N’hésitez pas à aller à la rencontre des gens hors campagne d’évangélisation. Mettre les lunettes des autres aide à mieux les comprendre. On devrait rencontrer les gens là où ils sont sans attendre qu’ils soient comme on le voudrait. Si on sait qui on est, on n’a pas à craindre de rencontrer des personnes différentes. Elles ne vont pas nous contaminer. Il nous faut apprendre à rencontrer et mieux dialoguer avec nos gens.

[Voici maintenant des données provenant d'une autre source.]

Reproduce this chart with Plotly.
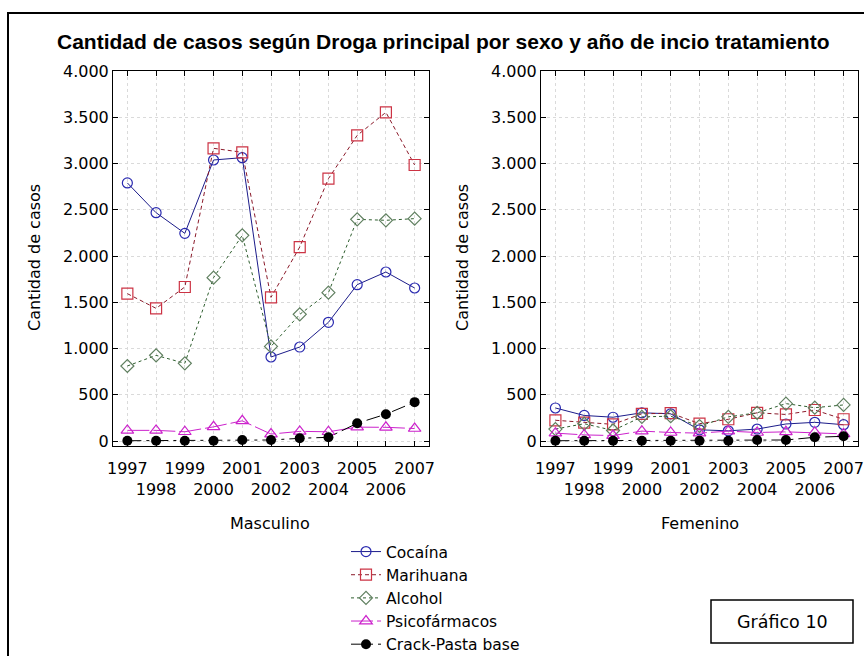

Je répète que nous sommes les enfants de durs combats menés par des non-croyants et des croyants. L’humilité devrait toujours nous conduire à respecter cela même si aujourd’hui les souvenirs de ces sacrifices sont loin dans nos mémoires et parfois même effacés. Ceux et celles qui ont décidé de rompre avec le statuquo ont souvent été critiqué.e.s durement mais le temps leur a donné raison car nous récoltons les fruits de leurs prises de position.
Je n’ai pas écrit cette lettre ouverte pour vous critiquer ou vous mettre dans l’embarras. Je ne l’ai pas écrite non plus par rancune envers certaines églises. Au contraire, je l’ai écrite car c’est en évoluant en leur sein que j’ai acquis une plus grande liberté de parole que je veux utiliser à bon escient. Martin Luther King disait que nos vies commencent à finir le jour où nous devenons silencieux à propos des choses qui comptent. Je veux être constructif. Je l’ai écrite aussi parce que j’assume mon rôle d’écrivain, d’intellectuel à la croisée de plusieurs mondes. Enfin, je l’ai écrite pour dire ma volonté de nous voir, nous chrétiens, mieux prendre notre part à la construction du bien vivre-ensemble dans notre pays.
Dans l’espoir que mes mots vous trouveront en paix et en bonne santé, je vous remercie pour votre ministère et vous souhaite le meilleur.